Set exercise — Reproduce all the lines exactly as they stand, apart from the pictures.

Source excerpt —
+ + + + + + +

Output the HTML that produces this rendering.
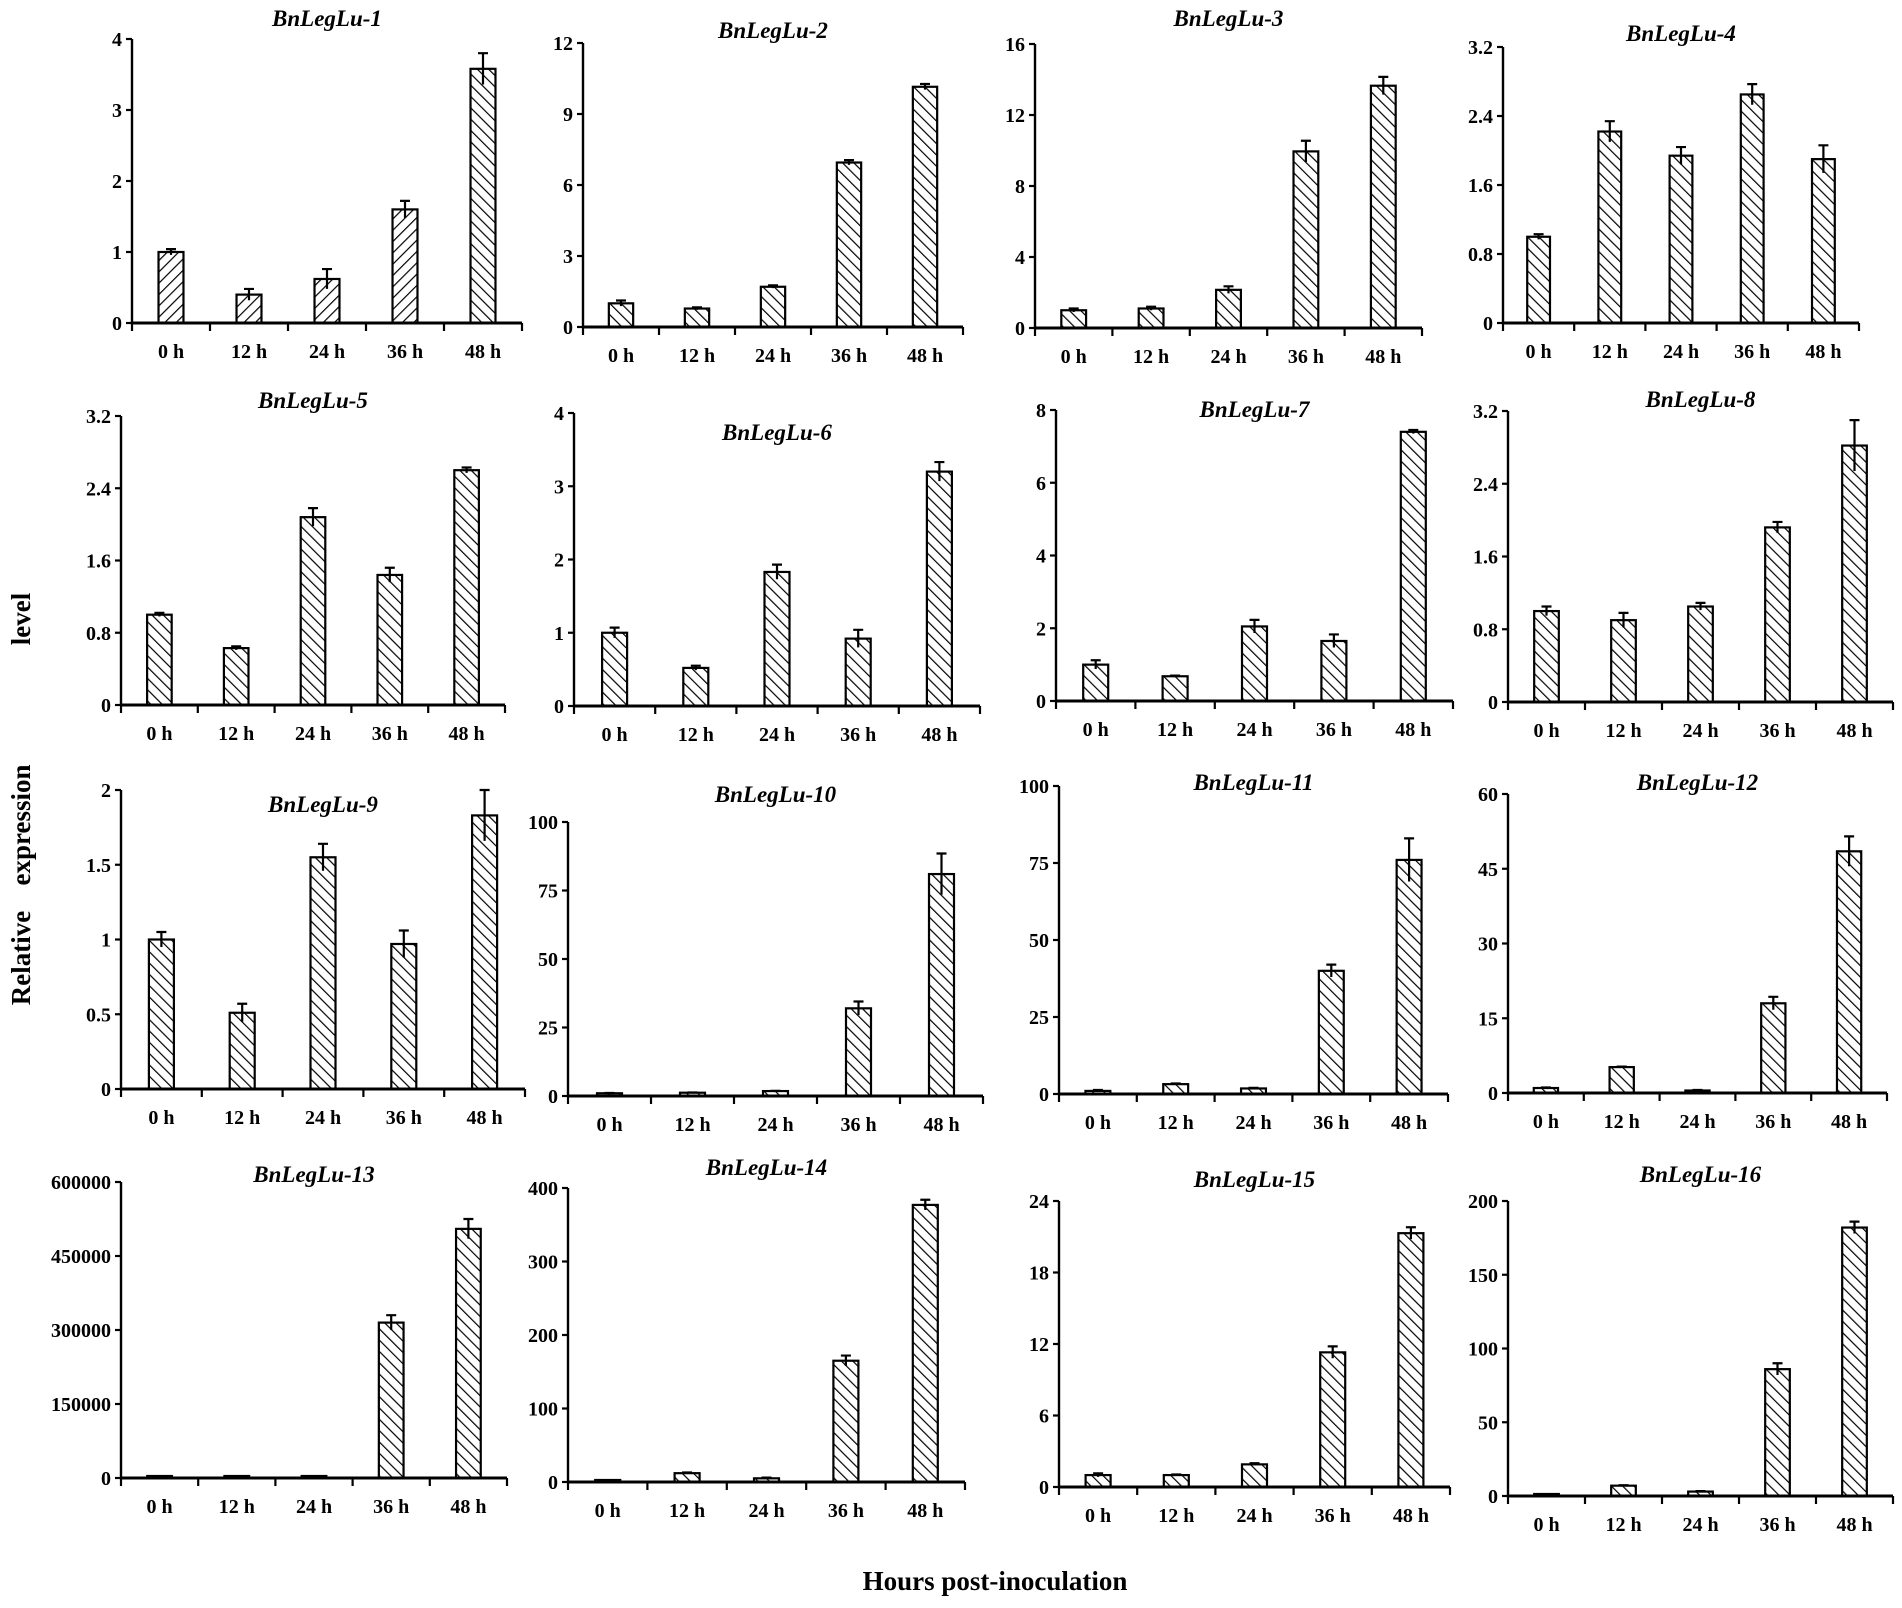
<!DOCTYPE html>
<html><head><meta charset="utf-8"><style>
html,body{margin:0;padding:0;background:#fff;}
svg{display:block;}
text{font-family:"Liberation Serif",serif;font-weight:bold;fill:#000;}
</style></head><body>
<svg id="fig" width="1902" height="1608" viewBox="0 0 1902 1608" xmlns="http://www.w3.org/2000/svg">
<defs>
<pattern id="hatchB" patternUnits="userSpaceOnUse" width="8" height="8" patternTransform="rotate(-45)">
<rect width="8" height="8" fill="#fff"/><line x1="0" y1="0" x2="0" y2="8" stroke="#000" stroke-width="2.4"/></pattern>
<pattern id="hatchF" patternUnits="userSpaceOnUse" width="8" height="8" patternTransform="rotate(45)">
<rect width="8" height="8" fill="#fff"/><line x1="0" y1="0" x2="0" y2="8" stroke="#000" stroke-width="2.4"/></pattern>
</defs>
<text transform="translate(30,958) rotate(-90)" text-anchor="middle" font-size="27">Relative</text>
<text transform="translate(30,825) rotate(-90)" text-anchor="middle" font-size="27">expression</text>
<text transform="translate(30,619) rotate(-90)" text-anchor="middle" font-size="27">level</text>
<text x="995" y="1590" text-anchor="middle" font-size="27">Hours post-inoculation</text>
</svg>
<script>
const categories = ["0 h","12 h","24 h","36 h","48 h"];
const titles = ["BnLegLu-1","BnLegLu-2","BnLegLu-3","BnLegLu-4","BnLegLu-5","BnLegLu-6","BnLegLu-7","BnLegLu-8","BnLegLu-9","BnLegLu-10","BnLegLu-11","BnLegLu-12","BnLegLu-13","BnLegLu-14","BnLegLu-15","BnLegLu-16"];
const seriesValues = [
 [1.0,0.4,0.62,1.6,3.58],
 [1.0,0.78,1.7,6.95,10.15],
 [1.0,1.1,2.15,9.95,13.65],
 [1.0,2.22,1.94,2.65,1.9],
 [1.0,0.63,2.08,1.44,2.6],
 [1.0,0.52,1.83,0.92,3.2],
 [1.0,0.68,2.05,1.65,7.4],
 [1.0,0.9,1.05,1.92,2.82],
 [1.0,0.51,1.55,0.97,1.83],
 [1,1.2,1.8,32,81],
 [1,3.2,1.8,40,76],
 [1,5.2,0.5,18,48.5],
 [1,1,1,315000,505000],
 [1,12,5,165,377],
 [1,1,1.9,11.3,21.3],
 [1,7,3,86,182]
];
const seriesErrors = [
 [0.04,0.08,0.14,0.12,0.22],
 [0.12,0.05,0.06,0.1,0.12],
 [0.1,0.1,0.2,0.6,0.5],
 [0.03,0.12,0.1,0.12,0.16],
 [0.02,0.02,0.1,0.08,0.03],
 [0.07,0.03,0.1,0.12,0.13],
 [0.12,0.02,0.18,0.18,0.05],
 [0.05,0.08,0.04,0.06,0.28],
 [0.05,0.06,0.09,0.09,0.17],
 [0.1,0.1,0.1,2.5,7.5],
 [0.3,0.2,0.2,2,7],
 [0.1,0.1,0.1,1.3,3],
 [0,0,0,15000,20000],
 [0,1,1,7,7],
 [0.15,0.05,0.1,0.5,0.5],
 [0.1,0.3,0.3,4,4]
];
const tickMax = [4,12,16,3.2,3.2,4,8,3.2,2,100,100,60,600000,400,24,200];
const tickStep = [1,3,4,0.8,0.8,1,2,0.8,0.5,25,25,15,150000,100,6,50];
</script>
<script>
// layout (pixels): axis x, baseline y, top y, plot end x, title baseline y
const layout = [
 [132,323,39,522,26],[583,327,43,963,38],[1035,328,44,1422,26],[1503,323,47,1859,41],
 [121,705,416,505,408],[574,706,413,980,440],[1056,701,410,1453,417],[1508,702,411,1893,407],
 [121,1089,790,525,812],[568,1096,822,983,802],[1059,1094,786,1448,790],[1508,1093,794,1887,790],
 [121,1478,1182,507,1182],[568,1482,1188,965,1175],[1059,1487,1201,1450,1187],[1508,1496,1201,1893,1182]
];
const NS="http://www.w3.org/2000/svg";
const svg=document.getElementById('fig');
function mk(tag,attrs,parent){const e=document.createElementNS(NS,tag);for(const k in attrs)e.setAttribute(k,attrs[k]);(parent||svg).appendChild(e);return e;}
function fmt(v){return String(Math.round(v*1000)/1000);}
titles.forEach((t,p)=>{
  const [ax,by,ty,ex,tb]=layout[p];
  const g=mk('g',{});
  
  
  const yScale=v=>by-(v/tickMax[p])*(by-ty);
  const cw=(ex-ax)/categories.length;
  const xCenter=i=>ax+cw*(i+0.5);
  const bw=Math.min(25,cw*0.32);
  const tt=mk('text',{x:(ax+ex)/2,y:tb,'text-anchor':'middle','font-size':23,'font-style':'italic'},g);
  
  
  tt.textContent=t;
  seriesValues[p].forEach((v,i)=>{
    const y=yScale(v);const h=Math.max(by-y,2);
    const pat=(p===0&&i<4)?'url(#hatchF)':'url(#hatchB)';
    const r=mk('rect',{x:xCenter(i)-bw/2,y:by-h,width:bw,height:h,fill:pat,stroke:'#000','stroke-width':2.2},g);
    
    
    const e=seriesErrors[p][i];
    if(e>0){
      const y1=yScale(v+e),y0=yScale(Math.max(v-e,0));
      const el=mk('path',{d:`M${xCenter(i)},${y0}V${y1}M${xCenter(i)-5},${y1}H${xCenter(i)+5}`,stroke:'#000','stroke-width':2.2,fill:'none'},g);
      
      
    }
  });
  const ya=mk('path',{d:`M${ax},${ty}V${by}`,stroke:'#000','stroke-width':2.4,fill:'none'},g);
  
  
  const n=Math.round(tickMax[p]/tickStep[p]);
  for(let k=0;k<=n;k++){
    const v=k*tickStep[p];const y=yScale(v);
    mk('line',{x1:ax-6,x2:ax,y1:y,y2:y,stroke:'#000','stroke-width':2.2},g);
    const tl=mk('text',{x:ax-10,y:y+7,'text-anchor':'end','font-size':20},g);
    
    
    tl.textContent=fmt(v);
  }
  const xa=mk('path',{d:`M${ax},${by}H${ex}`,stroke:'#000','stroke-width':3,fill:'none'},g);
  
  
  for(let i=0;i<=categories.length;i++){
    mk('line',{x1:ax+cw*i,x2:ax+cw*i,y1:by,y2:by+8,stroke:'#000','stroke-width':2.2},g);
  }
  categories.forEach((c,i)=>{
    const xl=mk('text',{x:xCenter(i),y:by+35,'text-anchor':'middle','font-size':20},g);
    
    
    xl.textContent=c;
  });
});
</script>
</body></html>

+ + + + + + +

Final answer —
Output the HTML that produces this rendering.
<!DOCTYPE html>
<html><head><meta charset="utf-8"><style>
html,body{margin:0;padding:0;background:#fff;}
svg{display:block;}
text{font-family:"Liberation Serif",serif;font-weight:bold;fill:#000;}
</style></head><body>
<svg id="fig" width="1902" height="1608" viewBox="0 0 1902 1608" xmlns="http://www.w3.org/2000/svg">
<defs>
<pattern id="hatchB" patternUnits="userSpaceOnUse" width="8" height="8" patternTransform="rotate(-45)">
<rect width="8" height="8" fill="#fff"/><line x1="0" y1="0" x2="0" y2="8" stroke="#000" stroke-width="2.4"/></pattern>
<pattern id="hatchF" patternUnits="userSpaceOnUse" width="8" height="8" patternTransform="rotate(45)">
<rect width="8" height="8" fill="#fff"/><line x1="0" y1="0" x2="0" y2="8" stroke="#000" stroke-width="2.4"/></pattern>
</defs>
<text transform="translate(30,958) rotate(-90)" text-anchor="middle" font-size="27">Relative</text>
<text transform="translate(30,825) rotate(-90)" text-anchor="middle" font-size="27">expression</text>
<text transform="translate(30,619) rotate(-90)" text-anchor="middle" font-size="27">level</text>
<text x="995" y="1590" text-anchor="middle" font-size="27">Hours post-inoculation</text>
</svg>
<script>
const categories = ["0 h","12 h","24 h","36 h","48 h"];
const titles = ["BnLegLu-1","BnLegLu-2","BnLegLu-3","BnLegLu-4","BnLegLu-5","BnLegLu-6","BnLegLu-7","BnLegLu-8","BnLegLu-9","BnLegLu-10","BnLegLu-11","BnLegLu-12","BnLegLu-13","BnLegLu-14","BnLegLu-15","BnLegLu-16"];
const seriesValues = [
 [1.0,0.4,0.62,1.6,3.58],
 [1.0,0.78,1.7,6.95,10.15],
 [1.0,1.1,2.15,9.95,13.65],
 [1.0,2.22,1.94,2.65,1.9],
 [1.0,0.63,2.08,1.44,2.6],
 [1.0,0.52,1.83,0.92,3.2],
 [1.0,0.68,2.05,1.65,7.4],
 [1.0,0.9,1.05,1.92,2.82],
 [1.0,0.51,1.55,0.97,1.83],
 [1,1.2,1.8,32,81],
 [1,3.2,1.8,40,76],
 [1,5.2,0.5,18,48.5],
 [1,1,1,315000,505000],
 [1,12,5,165,377],
 [1,1,1.9,11.3,21.3],
 [1,7,3,86,182]
];
const seriesErrors = [
 [0.04,0.08,0.14,0.12,0.22],
 [0.12,0.05,0.06,0.1,0.12],
 [0.1,0.1,0.2,0.6,0.5],
 [0.03,0.12,0.1,0.12,0.16],
 [0.02,0.02,0.1,0.08,0.03],
 [0.07,0.03,0.1,0.12,0.13],
 [0.12,0.02,0.18,0.18,0.05],
 [0.05,0.08,0.04,0.06,0.28],
 [0.05,0.06,0.09,0.09,0.17],
 [0.1,0.1,0.1,2.5,7.5],
 [0.3,0.2,0.2,2,7],
 [0.1,0.1,0.1,1.3,3],
 [0,0,0,15000,20000],
 [0,1,1,7,7],
 [0.15,0.05,0.1,0.5,0.5],
 [0.1,0.3,0.3,4,4]
];
const tickMax = [4,12,16,3.2,3.2,4,8,3.2,2,100,100,60,600000,400,24,200];
const tickStep = [1,3,4,0.8,0.8,1,2,0.8,0.5,25,25,15,150000,100,6,50];
</script>
<script>
// layout (pixels): axis x, baseline y, top y, plot end x, title baseline y
const layout = [
 [132,323,39,522,26],[583,327,43,963,38],[1035,328,44,1422,26],[1503,323,47,1859,41],
 [121,705,416,505,408],[574,706,413,980,440],[1056,701,410,1453,417],[1508,702,411,1893,407],
 [121,1089,790,525,812],[568,1096,822,983,802],[1059,1094,786,1448,790],[1508,1093,794,1887,790],
 [121,1478,1182,507,1182],[568,1482,1188,965,1175],[1059,1487,1201,1450,1187],[1508,1496,1201,1893,1182]
];
const NS="http://www.w3.org/2000/svg";
const svg=document.getElementById('fig');
function mk(tag,attrs,parent){const e=document.createElementNS(NS,tag);for(const k in attrs)e.setAttribute(k,attrs[k]);(parent||svg).appendChild(e);return e;}
function fmt(v){return String(Math.round(v*1000)/1000);}
titles.forEach((t,p)=>{
  const [ax,by,ty,ex,tb]=layout[p];
  const g=mk('g',{});
  
  
  const yScale=v=>by-(v/tickMax[p])*(by-ty);
  const cw=(ex-ax)/categories.length;
  const xCenter=i=>ax+cw*(i+0.5);
  const bw=Math.min(25,cw*0.32);
  const tt=mk('text',{x:(ax+ex)/2,y:tb,'text-anchor':'middle','font-size':23,'font-style':'italic'},g);
  
  
  tt.textContent=t;
  seriesValues[p].forEach((v,i)=>{
    const y=yScale(v);const h=Math.max(by-y,2);
    const pat=(p===0&&i<4)?'url(#hatchF)':'url(#hatchB)';
    const r=mk('rect',{x:xCenter(i)-bw/2,y:by-h,width:bw,height:h,fill:pat,stroke:'#000','stroke-width':2.2},g);
    
    
    const e=seriesErrors[p][i];
    if(e>0){
      const y1=yScale(v+e),y0=yScale(Math.max(v-e,0));
      const el=mk('path',{d:`M${xCenter(i)},${y0}V${y1}M${xCenter(i)-5},${y1}H${xCenter(i)+5}`,stroke:'#000','stroke-width':2.2,fill:'none'},g);
      
      
    }
  });
  const ya=mk('path',{d:`M${ax},${ty}V${by}`,stroke:'#000','stroke-width':2.4,fill:'none'},g);
  
  
  const n=Math.round(tickMax[p]/tickStep[p]);
  for(let k=0;k<=n;k++){
    const v=k*tickStep[p];const y=yScale(v);
    mk('line',{x1:ax-6,x2:ax,y1:y,y2:y,stroke:'#000','stroke-width':2.2},g);
    const tl=mk('text',{x:ax-10,y:y+7,'text-anchor':'end','font-size':20},g);
    
    
    tl.textContent=fmt(v);
  }
  const xa=mk('path',{d:`M${ax},${by}H${ex}`,stroke:'#000','stroke-width':3,fill:'none'},g);
  
  
  for(let i=0;i<=categories.length;i++){
    mk('line',{x1:ax+cw*i,x2:ax+cw*i,y1:by,y2:by+8,stroke:'#000','stroke-width':2.2},g);
  }
  categories.forEach((c,i)=>{
    const xl=mk('text',{x:xCenter(i),y:by+35,'text-anchor':'middle','font-size':20},g);
    
    
    xl.textContent=c;
  });
});
</script>
</body></html>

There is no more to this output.